WHAT YOU HAVE TO DO: Copy all lines below exactly as written. Leave pictures out.

INFORMATION SUPPLIED:
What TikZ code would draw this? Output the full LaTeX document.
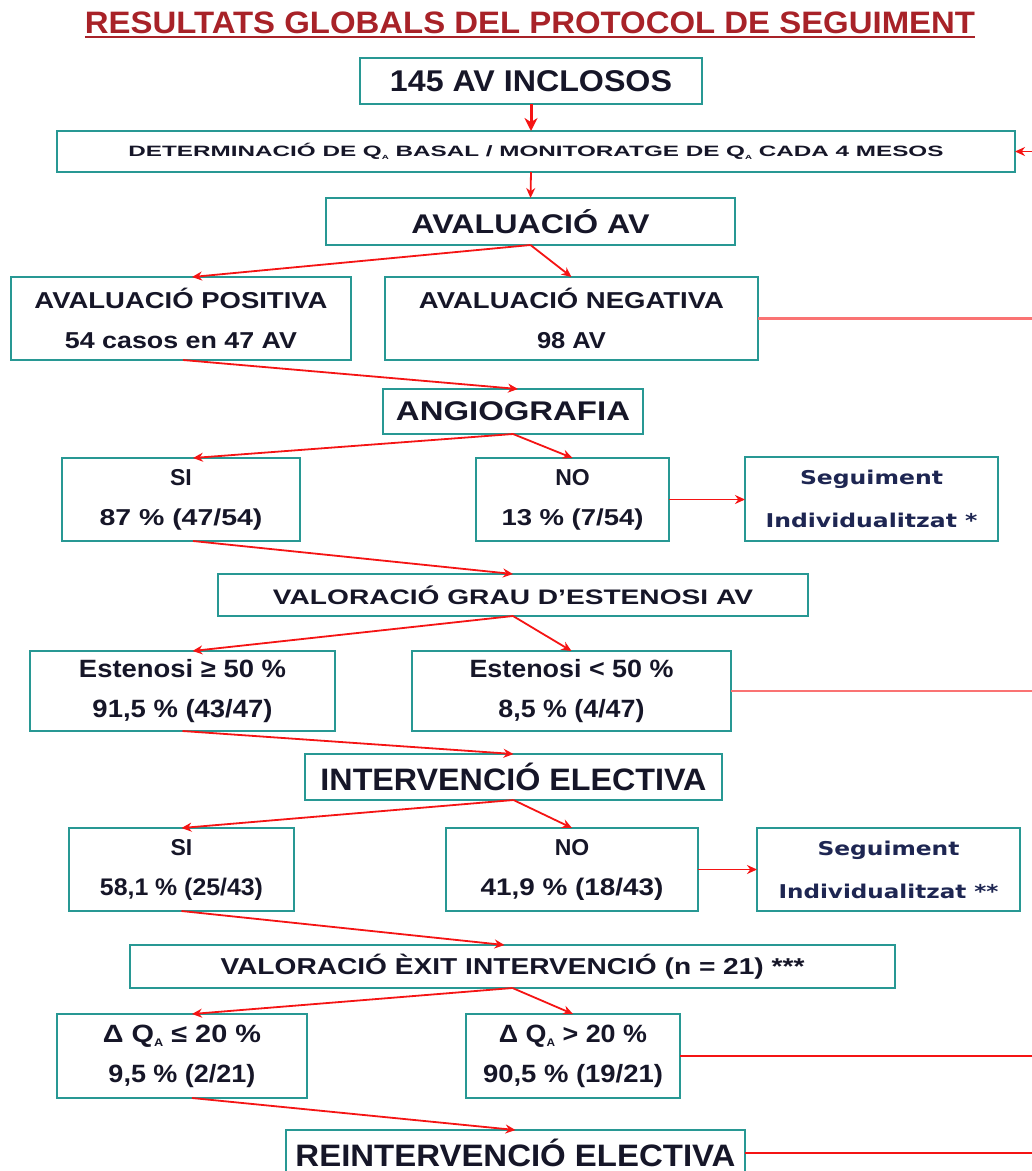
\documentclass[tikz,border=0pt]{standalone}
\usepackage{graphicx}
\usepackage{fontspec}
\setmainfont{Liberation Sans}
\newfontfamily\verd{DejaVu Sans}
\usetikzlibrary{arrows.meta,calc}

% text of a given width (pt) at a given size (pt), scaled horizontally only
\newcommand\fitw[3]{{\fontsize{#2}{#2}\selectfont\resizebox{#1pt}{\height}{#3}}}
\newcommand\qa[1]{Q\raisebox{-0.18em}{\fontsize{#1}{#1}\selectfont A}}

\definecolor{boxteal}{RGB}{40,152,148}
\definecolor{txt}{RGB}{22,22,40}
\definecolor{navy}{RGB}{30,38,82}
\definecolor{titlered}{RGB}{168,34,40}
\definecolor{arrred}{RGB}{245,20,20}
\definecolor{linepink}{RGB}{250,115,115}

\tikzset{
  box/.style={draw=boxteal, line width=2.4pt, inner sep=0pt, outer sep=0pt,
    fill=white, text=txt, align=center, font=\bfseries},
  twoline/.style={box, font=\bfseries\fontsize{23}{40}\selectfont},
  segbox/.style={box, text=navy, font=\verd\bfseries\fontsize{19}{43}\selectfont},
  arr/.style={draw=arrred, line width=1.8pt, -{Stealth[length=10pt,width=9pt]}},
  bigarr/.style={draw=arrred, line width=3pt, -{Stealth[length=13pt,width=13pt]}},
  pinkline/.style={draw=linepink, line width=2.4pt},
  redline/.style={draw=arrred, line width=2pt},
}

\begin{document}
\begin{tikzpicture}[x=1pt,y=-1pt]
\useasboundingbox[fill=white] (0,0) rectangle (1032,1171);
\coordinate (edge) at (1032,0);

% title
\node[inner sep=0pt, anchor=base, text=titlered, font=\bfseries] (title) at (530,33)
  {\fitw{890}{31}{RESULTATS GLOBALS DEL PROTOCOL DE SEGUIMENT}};
\draw[titlered, line width=2pt] ([yshift=-4pt]title.base west) -- ([yshift=-4pt]title.base east);

% main column
\node[box, minimum width=342pt, minimum height=46pt] (inc) at (531,81)
  {\fitw{282}{30}{145 AV INCLOSOS}};
\node[box, minimum width=958pt, minimum height=41pt] (det) at (536,151.5)
  {\fitw{815}{15}{DETERMINACIÓ DE \qa{6} BASAL /  MONITORATGE DE \qa{6} CADA 4 MESOS}};
\node[box, minimum width=409pt, minimum height=47pt] (av) at (530.5,221.5)
  {\fitw{238}{27}{AVALUACIÓ AV}};

\node[twoline, minimum width=340pt, minimum height=83pt] (pos) at (181,318.5)
  {\fitw{293}{23}{AVALUACIÓ POSITIVA}\\\fitw{232}{23}{54 casos en 47 AV}};
\node[twoline, minimum width=373pt, minimum height=83pt] (neg) at (571.5,318.5)
  {\fitw{305}{23}{AVALUACIÓ NEGATIVA}\\\fitw{69}{23}{98 AV}};

\node[box, minimum width=260pt, minimum height=45pt] (ang) at (513,411.5)
  {\fitw{234}{27}{ANGIOGRAFIA}};

\node[twoline, minimum width=238pt, minimum height=83pt] (si1) at (181,499.5)
  {SI\\\fitw{163}{23}{87 \%  (47/54)}};
\node[twoline, minimum width=193pt, minimum height=83pt] (no1) at (572.5,499.5)
  {NO\\\fitw{142}{23}{13 \% (7/54)}};
\node[segbox, minimum width=253pt, minimum height=84pt] (seg1) at (871.5,499)
  {\fitw{143}{19}{Seguiment}\\\fitw{212}{19}{Individualitzat *}};

\node[box, minimum width=590pt, minimum height=42pt] (val) at (513,595)
  {\fitw{480}{21}{VALORACIÓ  GRAU  D'ESTENOSI AV}};

\node[twoline, minimum width=305pt, minimum height=80pt] (est1) at (182.5,691)
  {\fitw{207}{25}{Estenosi ≥ 50 \%}\\\fitw{180}{25}{91,5 \% (43/47)}};
\node[twoline, minimum width=319pt, minimum height=80pt] (est2) at (571.5,691)
  {\fitw{204}{25}{Estenosi < 50 \%}\\\fitw{146}{25}{8,5 \% (4/47)}};

\node[box, minimum width=417pt, minimum height=46pt] (int) at (513.5,777)
  {\fitw{386}{31}{INTERVENCIÓ ELECTIVA}};

\node[twoline, minimum width=225pt, minimum height=83pt] (si2) at (181.5,869.5)
  {SI\\\fitw{163}{24}{58,1 \% (25/43)}};
\node[twoline, minimum width=252pt, minimum height=83pt] (no2) at (572,869.5)
  {NO\\\fitw{183}{24}{41,9 \% (18/43)}};
\node[segbox, minimum width=263pt, minimum height=83pt] (seg2) at (888.5,869.5)
  {\fitw{142}{19}{Seguiment}\\\fitw{220}{19}{Individualitzat **}};

\node[box, minimum width=765pt, minimum height=43pt] (exit) at (512.5,966.5)
  {\fitw{584}{23}{VALORACIÓ ÈXIT INTERVENCIÓ (n = 21) ***}};

\node[twoline, minimum width=250pt, minimum height=84pt] (dq1) at (182,1056)
  {\fitw{158}{25}{Δ \qa{11}  ≤ 20 \%}\\\fitw{147}{25}{9,5 \% (2/21)}};
\node[twoline, minimum width=214pt, minimum height=84pt] (dq2) at (573,1056)
  {\fitw{148}{25}{Δ \qa{11} > 20 \%}\\\fitw{180}{25}{90,5 \% (19/21)}};

\node[box, minimum width=459pt, minimum height=46pt] (re) at (515.5,1153)
  {\fitw{440}{31}{REINTERVENCIÓ ELECTIVA}};

% connectors
\draw[bigarr] (inc.south) -- (det.north -| inc.south);
\draw[arr] (det.south -| inc.south) -- (av.north);
\draw[arr] (av.south) -- ($(pos.north)+(11,0)$);
\draw[arr] (av.south) -- (neg.north);
\draw[arr] ($(pos.south)+(2,0)$) -- ($(ang.north)+(5,0)$);
\draw[arr] (ang.south) -- ($(si1.north)+(12,0)$);
\draw[arr] (ang.south) -- (no1.north);
\draw[arr] (no1.east) -- (seg1.west |- no1.east);
\draw[arr] ($(si1.south)+(12,0)$) -- (val.north);
\draw[arr] (val.south) -- ($(est1.north)+(10,0)$);
\draw[arr] (val.south) -- (est2.north);
\draw[arr] (est1.south) -- (int.north);
\draw[arr] (int.south) -- (si2.north);
\draw[arr] (int.south) -- (no2.north);
\draw[arr] (no2.east) -- (seg2.west |- no2.east);
\draw[arr] (si2.south) -- ($(exit.north)+(-8,0)$);
\draw[arr] (exit.south) -- ($(dq1.north)+(10,0)$);
\draw[arr] (exit.south) -- (dq2.north);
\draw[arr] ($(dq1.south)+(10,0)$) -- (re.north);

% return paths to the monitoring step
\draw[pinkline] (neg.east) -- (neg.east -| edge);
\draw[pinkline] (est2.east) -- (est2.east -| edge);
\draw[redline] (dq2.east) -- (dq2.east -| edge);
\draw[redline] (re.east) -- (re.east -| edge);
\draw[arr] (det.east -| edge) -- (det.east);
\end{tikzpicture}
\end{document}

THE OUTPUT:
What TikZ code would draw this? Output the full LaTeX document.
\documentclass[tikz,border=0pt]{standalone}
\usepackage{graphicx}
\usepackage{fontspec}
\setmainfont{Liberation Sans}
\newfontfamily\verd{DejaVu Sans}
\usetikzlibrary{arrows.meta,calc}

% text of a given width (pt) at a given size (pt), scaled horizontally only
\newcommand\fitw[3]{{\fontsize{#2}{#2}\selectfont\resizebox{#1pt}{\height}{#3}}}
\newcommand\qa[1]{Q\raisebox{-0.18em}{\fontsize{#1}{#1}\selectfont A}}

\definecolor{boxteal}{RGB}{40,152,148}
\definecolor{txt}{RGB}{22,22,40}
\definecolor{navy}{RGB}{30,38,82}
\definecolor{titlered}{RGB}{168,34,40}
\definecolor{arrred}{RGB}{245,20,20}
\definecolor{linepink}{RGB}{250,115,115}

\tikzset{
  box/.style={draw=boxteal, line width=2.4pt, inner sep=0pt, outer sep=0pt,
    fill=white, text=txt, align=center, font=\bfseries},
  twoline/.style={box, font=\bfseries\fontsize{23}{40}\selectfont},
  segbox/.style={box, text=navy, font=\verd\bfseries\fontsize{19}{43}\selectfont},
  arr/.style={draw=arrred, line width=1.8pt, -{Stealth[length=10pt,width=9pt]}},
  bigarr/.style={draw=arrred, line width=3pt, -{Stealth[length=13pt,width=13pt]}},
  pinkline/.style={draw=linepink, line width=2.4pt},
  redline/.style={draw=arrred, line width=2pt},
}

\begin{document}
\begin{tikzpicture}[x=1pt,y=-1pt]
\useasboundingbox[fill=white] (0,0) rectangle (1032,1171);
\coordinate (edge) at (1032,0);

% title
\node[inner sep=0pt, anchor=base, text=titlered, font=\bfseries] (title) at (530,33)
  {\fitw{890}{31}{RESULTATS GLOBALS DEL PROTOCOL DE SEGUIMENT}};
\draw[titlered, line width=2pt] ([yshift=-4pt]title.base west) -- ([yshift=-4pt]title.base east);

% main column
\node[box, minimum width=342pt, minimum height=46pt] (inc) at (531,81)
  {\fitw{282}{30}{145 AV INCLOSOS}};
\node[box, minimum width=958pt, minimum height=41pt] (det) at (536,151.5)
  {\fitw{815}{15}{DETERMINACIÓ DE \qa{6} BASAL /  MONITORATGE DE \qa{6} CADA 4 MESOS}};
\node[box, minimum width=409pt, minimum height=47pt] (av) at (530.5,221.5)
  {\fitw{238}{27}{AVALUACIÓ AV}};

\node[twoline, minimum width=340pt, minimum height=83pt] (pos) at (181,318.5)
  {\fitw{293}{23}{AVALUACIÓ POSITIVA}\\\fitw{232}{23}{54 casos en 47 AV}};
\node[twoline, minimum width=373pt, minimum height=83pt] (neg) at (571.5,318.5)
  {\fitw{305}{23}{AVALUACIÓ NEGATIVA}\\\fitw{69}{23}{98 AV}};

\node[box, minimum width=260pt, minimum height=45pt] (ang) at (513,411.5)
  {\fitw{234}{27}{ANGIOGRAFIA}};

\node[twoline, minimum width=238pt, minimum height=83pt] (si1) at (181,499.5)
  {SI\\\fitw{163}{23}{87 \%  (47/54)}};
\node[twoline, minimum width=193pt, minimum height=83pt] (no1) at (572.5,499.5)
  {NO\\\fitw{142}{23}{13 \% (7/54)}};
\node[segbox, minimum width=253pt, minimum height=84pt] (seg1) at (871.5,499)
  {\fitw{143}{19}{Seguiment}\\\fitw{212}{19}{Individualitzat *}};

\node[box, minimum width=590pt, minimum height=42pt] (val) at (513,595)
  {\fitw{480}{21}{VALORACIÓ  GRAU  D'ESTENOSI AV}};

\node[twoline, minimum width=305pt, minimum height=80pt] (est1) at (182.5,691)
  {\fitw{207}{25}{Estenosi ≥ 50 \%}\\\fitw{180}{25}{91,5 \% (43/47)}};
\node[twoline, minimum width=319pt, minimum height=80pt] (est2) at (571.5,691)
  {\fitw{204}{25}{Estenosi < 50 \%}\\\fitw{146}{25}{8,5 \% (4/47)}};

\node[box, minimum width=417pt, minimum height=46pt] (int) at (513.5,777)
  {\fitw{386}{31}{INTERVENCIÓ ELECTIVA}};

\node[twoline, minimum width=225pt, minimum height=83pt] (si2) at (181.5,869.5)
  {SI\\\fitw{163}{24}{58,1 \% (25/43)}};
\node[twoline, minimum width=252pt, minimum height=83pt] (no2) at (572,869.5)
  {NO\\\fitw{183}{24}{41,9 \% (18/43)}};
\node[segbox, minimum width=263pt, minimum height=83pt] (seg2) at (888.5,869.5)
  {\fitw{142}{19}{Seguiment}\\\fitw{220}{19}{Individualitzat **}};

\node[box, minimum width=765pt, minimum height=43pt] (exit) at (512.5,966.5)
  {\fitw{584}{23}{VALORACIÓ ÈXIT INTERVENCIÓ (n = 21) ***}};

\node[twoline, minimum width=250pt, minimum height=84pt] (dq1) at (182,1056)
  {\fitw{158}{25}{Δ \qa{11}  ≤ 20 \%}\\\fitw{147}{25}{9,5 \% (2/21)}};
\node[twoline, minimum width=214pt, minimum height=84pt] (dq2) at (573,1056)
  {\fitw{148}{25}{Δ \qa{11} > 20 \%}\\\fitw{180}{25}{90,5 \% (19/21)}};

\node[box, minimum width=459pt, minimum height=46pt] (re) at (515.5,1153)
  {\fitw{440}{31}{REINTERVENCIÓ ELECTIVA}};

% connectors
\draw[bigarr] (inc.south) -- (det.north -| inc.south);
\draw[arr] (det.south -| inc.south) -- (av.north);
\draw[arr] (av.south) -- ($(pos.north)+(11,0)$);
\draw[arr] (av.south) -- (neg.north);
\draw[arr] ($(pos.south)+(2,0)$) -- ($(ang.north)+(5,0)$);
\draw[arr] (ang.south) -- ($(si1.north)+(12,0)$);
\draw[arr] (ang.south) -- (no1.north);
\draw[arr] (no1.east) -- (seg1.west |- no1.east);
\draw[arr] ($(si1.south)+(12,0)$) -- (val.north);
\draw[arr] (val.south) -- ($(est1.north)+(10,0)$);
\draw[arr] (val.south) -- (est2.north);
\draw[arr] (est1.south) -- (int.north);
\draw[arr] (int.south) -- (si2.north);
\draw[arr] (int.south) -- (no2.north);
\draw[arr] (no2.east) -- (seg2.west |- no2.east);
\draw[arr] (si2.south) -- ($(exit.north)+(-8,0)$);
\draw[arr] (exit.south) -- ($(dq1.north)+(10,0)$);
\draw[arr] (exit.south) -- (dq2.north);
\draw[arr] ($(dq1.south)+(10,0)$) -- (re.north);

% return paths to the monitoring step
\draw[pinkline] (neg.east) -- (neg.east -| edge);
\draw[pinkline] (est2.east) -- (est2.east -| edge);
\draw[redline] (dq2.east) -- (dq2.east -| edge);
\draw[redline] (re.east) -- (re.east -| edge);
\draw[arr] (det.east -| edge) -- (det.east);
\end{tikzpicture}
\end{document}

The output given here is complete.